● **What the task requires**:
Write out the listing below without alteration, omitting its pictures.

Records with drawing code
● ● ● ● ● ● ●

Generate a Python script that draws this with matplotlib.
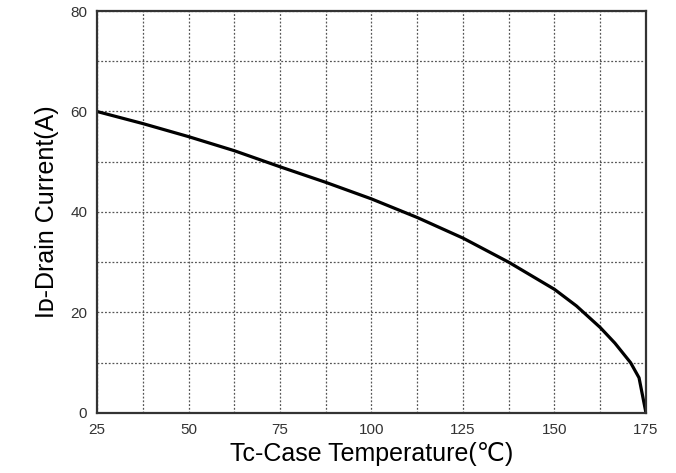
import matplotlib
matplotlib.use("Agg")
import matplotlib.pyplot as plt
from matplotlib.ticker import MultipleLocator

# Data
temp_c = [25, 37.5, 50, 62.5, 75, 87.5, 100, 112.5, 125, 137.5,
          150, 156, 162.5, 166.5, 170.8, 173.1, 175]
drain_a = [60, 57.6, 55.0, 52.2, 49.0, 45.9, 42.6, 38.9, 34.8, 30.0,
           24.6, 21.3, 17.0, 13.9, 10.0, 7.0, 0]

x_ticks = [25, 50, 75, 100, 125, 150, 175]
y_ticks = [0, 20, 40, 60, 80]

fig = plt.figure(figsize=(6.76, 4.73), dpi=100)
ax = fig.add_axes([0.1435, 0.127, 0.8121, 0.8497])

ax.plot(temp_c, drain_a, color="black", lw=2.3, solid_joinstyle="round")

ax.set_xlim(25, 175)
ax.set_ylim(0, 80)
ax.set_xticks(x_ticks)
ax.set_yticks(y_ticks)
ax.xaxis.set_minor_locator(MultipleLocator(12.5))
ax.yaxis.set_minor_locator(MultipleLocator(10))
ax.grid(which="both", color="#555555", linestyle=(0, (1.5, 1.5)), lw=0.9)
ax.tick_params(which="both", length=0)
ax.tick_params(axis="x", pad=7)
ax.tick_params(axis="y", pad=7)
for lab in ax.get_xticklabels() + ax.get_yticklabels():
    lab.set_fontfamily(["Liberation Sans", "DejaVu Sans"])
    lab.set_fontsize(11)
    lab.set_color("#333333")

for s in ax.spines.values():
    s.set_linewidth(1.6)
    s.set_color("#333333")

ax.set_xlabel("Tc-Case Temperature(\u2103)", fontsize=18,
              family=["Liberation Sans", "DejaVu Sans"], labelpad=4)
ax.set_ylabel("I\u1d05-Drain Current(A)", fontsize=18,
              family=["Liberation Sans", "DejaVu Sans"], labelpad=8)

fig.savefig("out.png", dpi=100)
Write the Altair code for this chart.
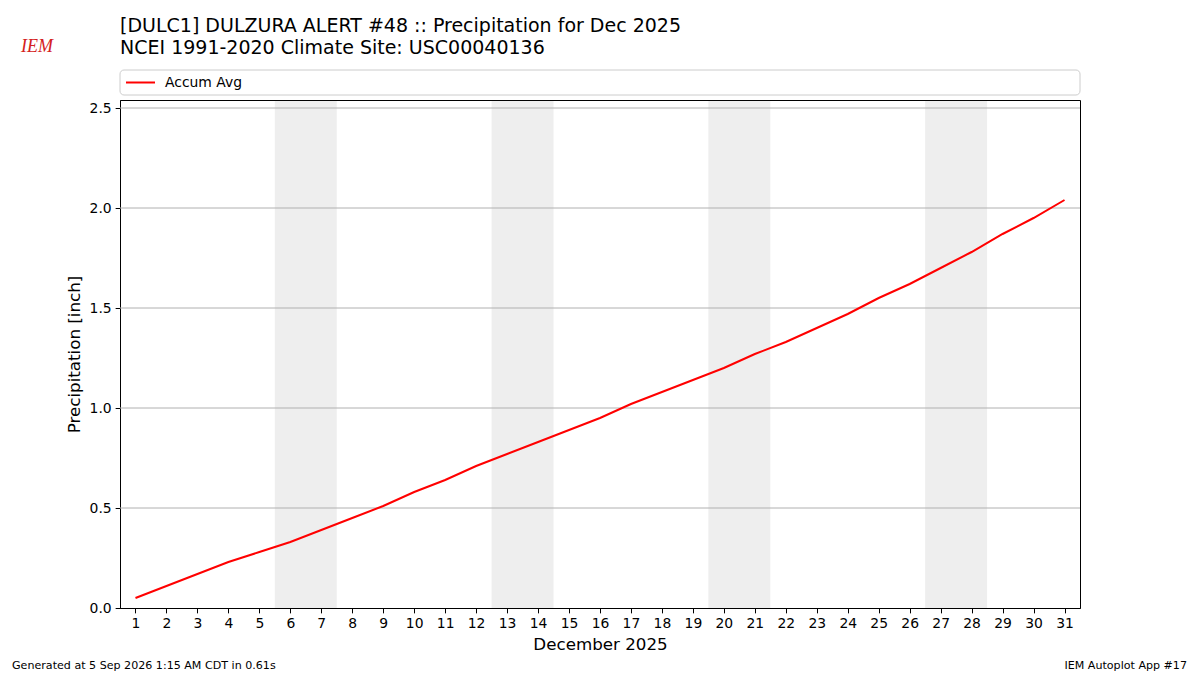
import altair as alt
import pandas as pd

days = list(range(1, 32))
accum_avg = [0.05, 0.11, 0.17, 0.23, 0.28, 0.33, 0.39, 0.45, 0.51, 0.58,
             0.64, 0.71, 0.77, 0.83, 0.89, 0.95, 1.02, 1.08, 1.14, 1.20,
             1.27, 1.33, 1.40, 1.47, 1.55, 1.62, 1.70, 1.78, 1.87, 1.95, 2.04]
weekend_start = [5.5, 12.5, 19.5, 26.5]
weekend_end = [7.5, 14.5, 21.5, 28.5]
y_ticks = [0.0, 0.5, 1.0, 1.5, 2.0, 2.5]

title_lines = ["[DULC1] DULZURA ALERT #48 :: Precipitation for Dec 2025",
               "NCEI 1991-2020 Climate Site: USC00040136"]
footer_left = "Generated at 5 Sep 2026 1:15 AM CDT in 0.61s"
footer_right = "IEM Autoplot App #17"
series_name = "Accum Avg"

FONT = "DejaVu Sans"
W, H = 960, 508

df = pd.DataFrame({"day": days, "precip": accum_avg, "series": series_name})
wk = pd.DataFrame({"start": weekend_start, "end": weekend_end})
grid = pd.DataFrame({"v": y_ticks[1:]})
one = pd.DataFrame({"a": [0]})

xscale = alt.Scale(domain=[0.5, 31.5], nice=False, zero=False)
yscale = alt.Scale(domain=[0, 2.54], nice=False)

xaxis = alt.Axis(values=days, title="December 2025", grid=False,
                 tickSize=4.86, labelPadding=4, labelFontSize=13.9,
                 titleFontSize=16.7, titleFontWeight="normal", titlePadding=6,
                 domainColor="black", tickColor="black", labelColor="black",
                 titleColor="black", labelFont=FONT, titleFont=FONT)
yaxis = alt.Axis(values=y_ticks, format=".1f", title="Precipitation [inch]",
                 grid=False, tickSize=4.86, labelPadding=4, labelFontSize=13.9,
                 titleFontSize=16.7, titleFontWeight="normal", titlePadding=6,
                 domainColor="black", tickColor="black", labelColor="black",
                 titleColor="black", labelFont=FONT, titleFont=FONT)

shade = alt.Chart(wk).mark_rect(color="#eeeeee").encode(
    x=alt.X("start:Q", scale=xscale, axis=xaxis),
    x2="end:Q",
    y=alt.value(1), y2=alt.value(H),
)

gridlines = alt.Chart(grid).mark_rule(color="#b0b0b0", strokeWidth=1).encode(
    y=alt.Y("v:Q", scale=yscale, axis=yaxis)
)

legend_box = alt.Chart(one).mark_rect(
    fill="white", stroke="#cccccc", strokeWidth=1, cornerRadius=4
).encode(x=alt.value(0), x2=alt.value(W), y=alt.value(-30), y2=alt.value(-5))

line = alt.Chart(df).mark_line(strokeWidth=2).encode(
    x=alt.X("day:Q", scale=xscale, axis=xaxis),
    y=alt.Y("precip:Q", scale=yscale, axis=yaxis),
    color=alt.Color("series:N",
                    scale=alt.Scale(domain=[series_name], range=["red"]),
                    legend=alt.Legend(title=None, orient="none", legendX=5,
                                      legendY=-33, symbolType="stroke",
                                      symbolSize=841, symbolStrokeWidth=2,
                                      labelFontSize=13.9, labelFont=FONT,
                                      labelColor="black", labelOffset=9)),
)

def text_layer(txt, x, y, size, align="left", font=FONT, color="black", style="normal"):
    return alt.Chart(one).mark_text(
        text=txt, align=align, baseline="alphabetic", fontSize=size,
        font=font, color=color, fontStyle=style
    ).encode(x=alt.value(x), y=alt.value(y))

title1 = text_layer(title_lines[0], 0, -68.5, 19.0)
title2 = text_layer(title_lines[1], 0, -46, 19.0)
foot_l = text_layer(footer_left, -108, 569, 11.1)
foot_r = text_layer(footer_right, 1067, 569, 11.1, align="right")
logo = text_layer("IEM", -99, -48, 18, font="Liberation Serif", color="#d42020", style="italic")

chart = alt.layer(shade, gridlines, legend_box, line, title1, title2,
                  foot_l, foot_r, logo).properties(
    width=W, height=H,
    autosize=alt.AutoSizeParams(type="none"),
    padding={"left": 112, "top": 92, "right": 112, "bottom": 67},
).configure_view(stroke="black", strokeWidth=1)

chart.save("out.html", embed_options={"renderer": "svg", "actions": False})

● ● ● ● ● ● ●

● **Written solution**:
Generate a Python script that draws this with matplotlib.
import matplotlib
matplotlib.use("Agg")
import matplotlib.pyplot as plt
from matplotlib.ticker import MultipleLocator

# Data
temp_c = [25, 37.5, 50, 62.5, 75, 87.5, 100, 112.5, 125, 137.5,
          150, 156, 162.5, 166.5, 170.8, 173.1, 175]
drain_a = [60, 57.6, 55.0, 52.2, 49.0, 45.9, 42.6, 38.9, 34.8, 30.0,
           24.6, 21.3, 17.0, 13.9, 10.0, 7.0, 0]

x_ticks = [25, 50, 75, 100, 125, 150, 175]
y_ticks = [0, 20, 40, 60, 80]

fig = plt.figure(figsize=(6.76, 4.73), dpi=100)
ax = fig.add_axes([0.1435, 0.127, 0.8121, 0.8497])

ax.plot(temp_c, drain_a, color="black", lw=2.3, solid_joinstyle="round")

ax.set_xlim(25, 175)
ax.set_ylim(0, 80)
ax.set_xticks(x_ticks)
ax.set_yticks(y_ticks)
ax.xaxis.set_minor_locator(MultipleLocator(12.5))
ax.yaxis.set_minor_locator(MultipleLocator(10))
ax.grid(which="both", color="#555555", linestyle=(0, (1.5, 1.5)), lw=0.9)
ax.tick_params(which="both", length=0)
ax.tick_params(axis="x", pad=7)
ax.tick_params(axis="y", pad=7)
for lab in ax.get_xticklabels() + ax.get_yticklabels():
    lab.set_fontfamily(["Liberation Sans", "DejaVu Sans"])
    lab.set_fontsize(11)
    lab.set_color("#333333")

for s in ax.spines.values():
    s.set_linewidth(1.6)
    s.set_color("#333333")

ax.set_xlabel("Tc-Case Temperature(\u2103)", fontsize=18,
              family=["Liberation Sans", "DejaVu Sans"], labelpad=4)
ax.set_ylabel("I\u1d05-Drain Current(A)", fontsize=18,
              family=["Liberation Sans", "DejaVu Sans"], labelpad=8)

fig.savefig("out.png", dpi=100)
Write the Altair code for this chart.
import altair as alt
import pandas as pd

days = list(range(1, 32))
accum_avg = [0.05, 0.11, 0.17, 0.23, 0.28, 0.33, 0.39, 0.45, 0.51, 0.58,
             0.64, 0.71, 0.77, 0.83, 0.89, 0.95, 1.02, 1.08, 1.14, 1.20,
             1.27, 1.33, 1.40, 1.47, 1.55, 1.62, 1.70, 1.78, 1.87, 1.95, 2.04]
weekend_start = [5.5, 12.5, 19.5, 26.5]
weekend_end = [7.5, 14.5, 21.5, 28.5]
y_ticks = [0.0, 0.5, 1.0, 1.5, 2.0, 2.5]

title_lines = ["[DULC1] DULZURA ALERT #48 :: Precipitation for Dec 2025",
               "NCEI 1991-2020 Climate Site: USC00040136"]
footer_left = "Generated at 5 Sep 2026 1:15 AM CDT in 0.61s"
footer_right = "IEM Autoplot App #17"
series_name = "Accum Avg"

FONT = "DejaVu Sans"
W, H = 960, 508

df = pd.DataFrame({"day": days, "precip": accum_avg, "series": series_name})
wk = pd.DataFrame({"start": weekend_start, "end": weekend_end})
grid = pd.DataFrame({"v": y_ticks[1:]})
one = pd.DataFrame({"a": [0]})

xscale = alt.Scale(domain=[0.5, 31.5], nice=False, zero=False)
yscale = alt.Scale(domain=[0, 2.54], nice=False)

xaxis = alt.Axis(values=days, title="December 2025", grid=False,
                 tickSize=4.86, labelPadding=4, labelFontSize=13.9,
                 titleFontSize=16.7, titleFontWeight="normal", titlePadding=6,
                 domainColor="black", tickColor="black", labelColor="black",
                 titleColor="black", labelFont=FONT, titleFont=FONT)
yaxis = alt.Axis(values=y_ticks, format=".1f", title="Precipitation [inch]",
                 grid=False, tickSize=4.86, labelPadding=4, labelFontSize=13.9,
                 titleFontSize=16.7, titleFontWeight="normal", titlePadding=6,
                 domainColor="black", tickColor="black", labelColor="black",
                 titleColor="black", labelFont=FONT, titleFont=FONT)

shade = alt.Chart(wk).mark_rect(color="#eeeeee").encode(
    x=alt.X("start:Q", scale=xscale, axis=xaxis),
    x2="end:Q",
    y=alt.value(1), y2=alt.value(H),
)

gridlines = alt.Chart(grid).mark_rule(color="#b0b0b0", strokeWidth=1).encode(
    y=alt.Y("v:Q", scale=yscale, axis=yaxis)
)

legend_box = alt.Chart(one).mark_rect(
    fill="white", stroke="#cccccc", strokeWidth=1, cornerRadius=4
).encode(x=alt.value(0), x2=alt.value(W), y=alt.value(-30), y2=alt.value(-5))

line = alt.Chart(df).mark_line(strokeWidth=2).encode(
    x=alt.X("day:Q", scale=xscale, axis=xaxis),
    y=alt.Y("precip:Q", scale=yscale, axis=yaxis),
    color=alt.Color("series:N",
                    scale=alt.Scale(domain=[series_name], range=["red"]),
                    legend=alt.Legend(title=None, orient="none", legendX=5,
                                      legendY=-33, symbolType="stroke",
                                      symbolSize=841, symbolStrokeWidth=2,
                                      labelFontSize=13.9, labelFont=FONT,
                                      labelColor="black", labelOffset=9)),
)

def text_layer(txt, x, y, size, align="left", font=FONT, color="black", style="normal"):
    return alt.Chart(one).mark_text(
        text=txt, align=align, baseline="alphabetic", fontSize=size,
        font=font, color=color, fontStyle=style
    ).encode(x=alt.value(x), y=alt.value(y))

title1 = text_layer(title_lines[0], 0, -68.5, 19.0)
title2 = text_layer(title_lines[1], 0, -46, 19.0)
foot_l = text_layer(footer_left, -108, 569, 11.1)
foot_r = text_layer(footer_right, 1067, 569, 11.1, align="right")
logo = text_layer("IEM", -99, -48, 18, font="Liberation Serif", color="#d42020", style="italic")

chart = alt.layer(shade, gridlines, legend_box, line, title1, title2,
                  foot_l, foot_r, logo).properties(
    width=W, height=H,
    autosize=alt.AutoSizeParams(type="none"),
    padding={"left": 112, "top": 92, "right": 112, "bottom": 67},
).configure_view(stroke="black", strokeWidth=1)

chart.save("out.html", embed_options={"renderer": "svg", "actions": False})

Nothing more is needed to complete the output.